India's Foreign Policy: Strategic Autonomy vs. Non-Alignment 2.0
India's Foreign Policy: The Logic Beneath the Headlines
From Non-Alignment to Strategic Autonomy
India's foreign policy was built on Panchsheel (1954) and Non-Alignment — refusal to join either Cold War bloc. The Non-Aligned Movement (NAM) was India's instrument.
Post-Cold War, NAM became less relevant. India replaced the vocabulary: "Strategic Autonomy" is now the operating principle. The substance is similar — preserve freedom of action, refuse binding military alliances — but the context has shifted from Cold War bipolarity to multipolarity.
Strategic autonomy explains seemingly contradictory behaviour:
- India joins Quad (with US, Japan, Australia — implicitly anti-China) but refuses to let Quad become a formal military alliance
- India buys Russian S-400 missiles while deepening defence ties with the US
- India abstains on UN resolutions condemning Russia for Ukraine but votes against China's Belt and Road-linked projects
This is not inconsistency — it is deliberate hedging across major powers.
The Neighbourhood First Policy
Announced by PM Modi in 2014, the policy prioritises relations with SAARC neighbours. In practice, it has had mixed outcomes:
Successes:
- Bangladesh: Enclaves exchange (Land Boundary Agreement, 2015) resolved a 68-year territorial dispute; strong trade and connectivity ties
- Bhutan: Hydropower cooperation; India's closest ally in the neighbourhood
Challenges:
- Nepal: Constitutional crisis over Madhesi representation, India's informal blockade (2015) severely damaged relations; China has capitalised
- Sri Lanka: Hambantota Port leased to China — India's failure to offer comparable financing at the right time
- Maldives: Periodic swings between India-first and China-leaning governments
- Pakistan: Suspended SAARC; terrorism-cross-border linkage makes normalisation impossible without structural change
The core challenge: India's size asymmetry creates a security dilemma for smaller neighbours. They hedge with China to prevent over-dependence on India.
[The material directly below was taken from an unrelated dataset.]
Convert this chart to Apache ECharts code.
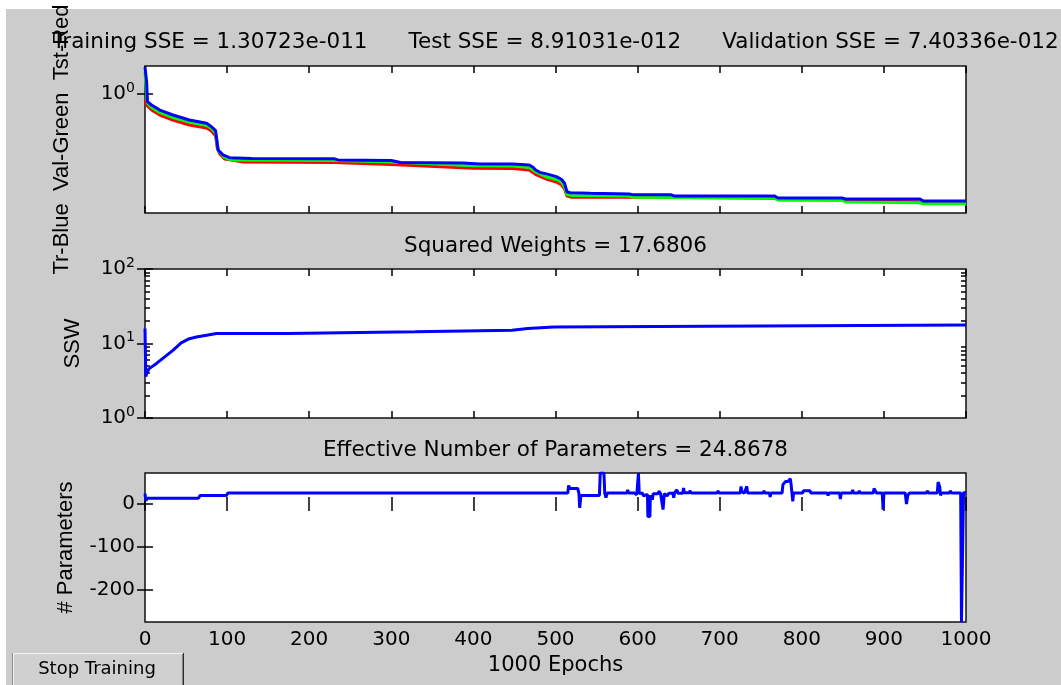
<!DOCTYPE html>
<html><head><meta charset="utf-8">
<script src="https://cdn.jsdelivr.net/npm/echarts@6/dist/echarts.min.js"></script>
<style>html,body{margin:0;padding:0;background:#fff;}#c{width:1061px;height:685px;}</style>
</head><body><div id="c"></div>
<script>
// ---- data ----
const trEpochs = [0,2,3,8,18,34,54,75,81,86,87,89,95,103,130,230,235,300,311,387,408,448,468,472,476,481,489,501,507,511,514,518,542,590,595,641,645,767,771,849,853,944,948,1000];
const trPerf = [1.527,1.207,0.886,0.842,0.778,0.720,0.665,0.632,0.599,0.563,0.510,0.416,0.385,0.369,0.364,0.363,0.356,0.353,0.342,0.339,0.334,0.334,0.329,0.319,0.304,0.293,0.286,0.274,0.263,0.247,0.216,0.213,0.211,0.209,0.206,0.206,0.202,0.202,0.196,0.196,0.193,0.193,0.187,0.187];
const valEpochs = [0,2,3,8,18,34,54,75,81,86,88,90,96,104,230,300,400,448,468,476,489,501,507,511,514,520,590,595,767,771,849,853,944,948,1000];
const valPerf = [1.411,0.984,0.869,0.809,0.749,0.692,0.645,0.610,0.583,0.543,0.450,0.409,0.373,0.356,0.353,0.345,0.325,0.324,0.316,0.295,0.272,0.262,0.252,0.233,0.207,0.204,0.202,0.198,0.196,0.190,0.190,0.184,0.182,0.179,0.179];
const tstEpochs = [0,3,8,18,34,54,75,81,86,88,91,97,120,230,300,400,448,468,476,489,501,507,511,514,520,590,767,771,849,853,944,948,1000];
const tstPerf = [0.910,0.829,0.778,0.720,0.665,0.615,0.587,0.560,0.518,0.429,0.391,0.361,0.345,0.342,0.332,0.312,0.311,0.304,0.283,0.264,0.252,0.242,0.226,0.202,0.198,0.199,0.195,0.191,0.190,0.187,0.185,0.181,0.181];

const sswEpochs = [0,1,2,5,14,24,34,44,54,64,75,87,173,175,329,331,447,449,466,468,498,500,1000];
const sswValues = [15.9,3.6,3.95,4.6,5.4,6.6,8.1,10.2,11.6,12.3,12.9,13.6,13.6,14.4,14.4,15.1,15.1,15.9,15.9,16.7,16.7,17.68,17.68];

const parEpochs = [0,1,3,65,67,99,101,515,516,517.5,527,528.5,529.5,531,553.5,554.5,559,560,561.5,563,
  587,588,589,596,597,599,600,601,602,606,607,609,612,612.5,615,615.5,618,619,625,626,
  628,630,631,632.5,636,638,643,644,645,647,648,649,655,656,657,663,664,665,685,686,
  687,697,698,699,725,726,727,729,730,732,733,734,739,740,741,753,754,755,760.5,761.5,
  762.5,776,777,779,780,783,784,786,787,788,789,790,801,802,810,811,831,832,833,846,
  847,848,861,862,863,869,870,871,887,888,890,891,898,899,900,926,927.5,929,931,952,
  953,954,965,966,968,969,970,980,981,982,993.5,994.5,996,997,1000];
const parValues = [24,8,13.5,13.5,19.5,19.5,25.5,25.5,43,36,36,25.5,-9,20,20,72,72,25,14.6,25.5,
  25.5,33,25.5,25.5,21.5,21.5,25.5,72,25,25,19,22,22,-29,-29,20,10,24,24,30,
  24,22,-13,24,19,25,25,14.6,26,26,33,25,25,37,26,26,31,25.5,25.5,21.5,
  25.5,25.5,31,25.5,25.5,41,27.9,27.9,25.5,25.5,41,25.5,25.5,23,25.5,25.5,31,25.5,25.5,16.3,
  25.5,25.5,45,45,52,52,56,59,45,45,6,25.5,25.5,31,31,25.5,25.5,20,25.5,25.5,
  11.6,25.5,25.5,33,25.5,25.5,31,25.5,25.5,36,36,25.5,25.5,-13,25.5,25.5,0,19,25.5,25.5,
  31,25.5,25.5,51,40,20,25.5,25.5,31,25.5,25.5,-274,-274,27,24.9];

const perfTicks = [1];
const sswTicks = [1, 10, 100];
const sswMinorTicks = [2,3,4,5,6,7,8,9,20,30,40,50,60,70,80,90];
const parTicks = [-200, -100, 0];
const titles = [
  'Training SSE = 1.30723e-011      Test SSE = 8.91031e-012      Validation SSE = 7.40336e-012',
  'Squared Weights = 17.6806',
  'Effective Number of Parameters = 24.8678'
];
const yNames = ['Tr-Blue  Val-Green  Tst-Red', 'SSW', '# Parameters'];
const xName = '1000 Epochs';

// ---- layout ----
const GL = 145, GW = 821, CX = GL + GW / 2;
const grids = [{top: 66, height: 147}, {top: 269, height: 149}, {top: 473, height: 149}];
const titleTops = [30, 234, 438];
const TF = 'DejaVu Sans';

const mctx = document.createElement('canvas').getContext('2d');
function tw(t, size) { mctx.font = size + 'px "' + TF + '"'; return mctx.measureText(t).width; }
function pairs(xs, ys) { return xs.map((x, i) => [x, ys[i]]); }

const tickStyle = {color: '#000', width: 1.5};
function xAx(g, pos, labels) {
  return {type: 'value', gridIndex: g, position: pos, min: 0, max: 1000, interval: 100,
    axisLine: {show: false}, splitLine: {show: false},
    axisTick: {show: true, inside: true, length: 7, lineStyle: tickStyle},
    axisLabel: {show: labels, color: '#000', fontSize: 20, fontFamily: TF, margin: 8,
      showMinLabel: true, showMaxLabel: true, formatter: v => String(v)}};
}
const powRich = {
  b: {fontSize: 20, fontFamily: TF, color: '#000', lineHeight: 22},
  s: {fontSize: 14, fontFamily: TF, color: '#000', lineHeight: 14, padding: [0, 0, 12, 0]}
};
function powFmt(v) { return '{b|10}{s|' + Math.round(Math.log10(v)) + '}'; }
const nameStyle = {fontFamily: 'Liberation Sans', fontSize: 22, color: '#000'};

const xAxis = [
  xAx(0, 'bottom', false), xAx(0, 'top', false),
  xAx(1, 'bottom', false), xAx(1, 'top', false),
  Object.assign(xAx(2, 'bottom', true), {name: xName, nameLocation: 'middle', nameGap: 33,
    nameTextStyle: {fontFamily: TF, fontSize: 21, color: '#000'}}),
  xAx(2, 'top', false)
];

function yLog(g, pos, min, max, ticks, len, labels, name, gap) {
  const a = {type: 'log', gridIndex: g, position: pos, min: min, max: max,
    axisLine: {show: false}, splitLine: {show: false}, minorTick: {show: false},
    axisTick: {show: true, inside: true, length: len, customValues: ticks, lineStyle: tickStyle},
    axisLabel: {show: labels, customValues: ticks, formatter: powFmt, rich: powRich, margin: 10}};
  if (name) Object.assign(a, {name: name, nameLocation: 'middle', nameRotate: 90, nameGap: gap, nameTextStyle: nameStyle});
  return a;
}
function yLin(g, pos, labels, name, gap) {
  const a = {type: 'value', gridIndex: g, position: pos, min: -274, max: 72,
    axisLine: {show: false}, splitLine: {show: false},
    axisTick: {show: true, inside: true, length: 8, customValues: parTicks, lineStyle: tickStyle},
    axisLabel: {show: labels, customValues: parTicks, color: '#000', fontSize: 20, fontFamily: TF, margin: 10}};
  if (name) Object.assign(a, {name: name, nameLocation: 'middle', nameRotate: 90, nameGap: gap, nameTextStyle: nameStyle});
  return a;
}
const PMIN = 0.155, PMAX = 1.551;
const yAxis = [
  yLog(0, 'left', PMIN, PMAX, perfTicks, 8, true, yNames[0], 72),
  yLog(0, 'right', PMIN, PMAX, perfTicks, 8, false),
  yLog(1, 'left', 1, 100, sswTicks, 8, true, yNames[1], 61),
  yLog(1, 'right', 1, 100, sswTicks, 8, false),
  yLog(1, 'left', 1, 100, sswMinorTicks, 5, false),
  yLog(1, 'right', 1, 100, sswMinorTicks, 5, false),
  yLin(2, 'left', true, yNames[2], 68),
  yLin(2, 'right', false)
];

function lineS(xi, yi, data, color) {
  return {type: 'line', xAxisIndex: xi, yAxisIndex: yi, data: data, symbol: 'none', showSymbol: false,
    lineStyle: {color: color, width: 3}, itemStyle: {color: color}, clip: true};
}

const option = {
  backgroundColor: '#ffffff',
  animation: false,
  textStyle: {fontFamily: TF},
  title: titles.map((t, i) => ({text: t, left: CX - tw(t, 21.5) / 2, top: titleTops[i], padding: 0,
    textStyle: {fontFamily: TF, fontSize: 21.5, fontWeight: 'normal', color: '#000', lineHeight: 24}})),
  grid: grids.map(g => ({left: GL, width: GW, top: g.top, height: g.height, show: true,
    backgroundColor: '#ffffff', borderColor: '#111', borderWidth: 1.5, containLabel: false, outerBoundsMode: 'none'})),
  xAxis: xAxis,
  yAxis: yAxis,
  series: [
    lineS(0, 0, pairs(tstEpochs, tstPerf), '#ff0000'),
    lineS(0, 0, pairs(valEpochs, valPerf), '#00ff00'),
    lineS(0, 0, pairs(trEpochs, trPerf), '#0000ff'),
    lineS(2, 2, pairs(sswEpochs, sswValues), '#0000ff'),
    lineS(4, 6, pairs(parEpochs, parValues), '#0000ff')
  ],
  graphic: [
    {type: 'rect', z: -100, silent: true, shape: {x: 6, y: 9, width: 1055, height: 676}, style: {fill: '#cccccc'}},
    {type: 'group', z: 10, children: [
      {type: 'rect', shape: {x: 12, y: 653, width: 172, height: 40}, style: {fill: '#d0d0d0'}},
      {type: 'line', shape: {x1: 12, y1: 653.5, x2: 183, y2: 653.5}, style: {stroke: '#f4f4f4', lineWidth: 1}},
      {type: 'line', shape: {x1: 12.5, y1: 653, x2: 12.5, y2: 685}, style: {stroke: '#8a8a8a', lineWidth: 1}},
      {type: 'line', shape: {x1: 13.5, y1: 654, x2: 13.5, y2: 685}, style: {stroke: '#f4f4f4', lineWidth: 1}},
      {type: 'line', shape: {x1: 182.5, y1: 654, x2: 182.5, y2: 685}, style: {stroke: '#808080', lineWidth: 1}},
      {type: 'line', shape: {x1: 183.5, y1: 653, x2: 183.5, y2: 685}, style: {stroke: '#303030', lineWidth: 1}},
      {type: 'text', x: 97, y: 669, style: {text: 'Stop Training', align: 'center', verticalAlign: 'middle',
        fontSize: 18, fontFamily: TF, fill: '#000'}}
    ]}
  ]
};
const chart = echarts.init(document.getElementById('c'), null, {renderer: 'canvas'});
chart.setOption(option);
</script>
</body></html>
India-China: The Structural Tension
The relationship is defined by three competing dynamics:
- Competition — for influence in the Indo-Pacific, over border disputes (LAC)
- Cooperation — trade ($135+ billion bilateral trade), climate, multilateral forums (SCO, BRICS)
- Conflict — Doklam (2017), Galwan (2020), ongoing LAC standoff
The Galwan Valley clash (June 2020) fundamentally changed India's posture — it fast-tracked disengagement from Chinese supply chains (FDI screening, app bans), increased infrastructure at the border, and deepened Quad engagement.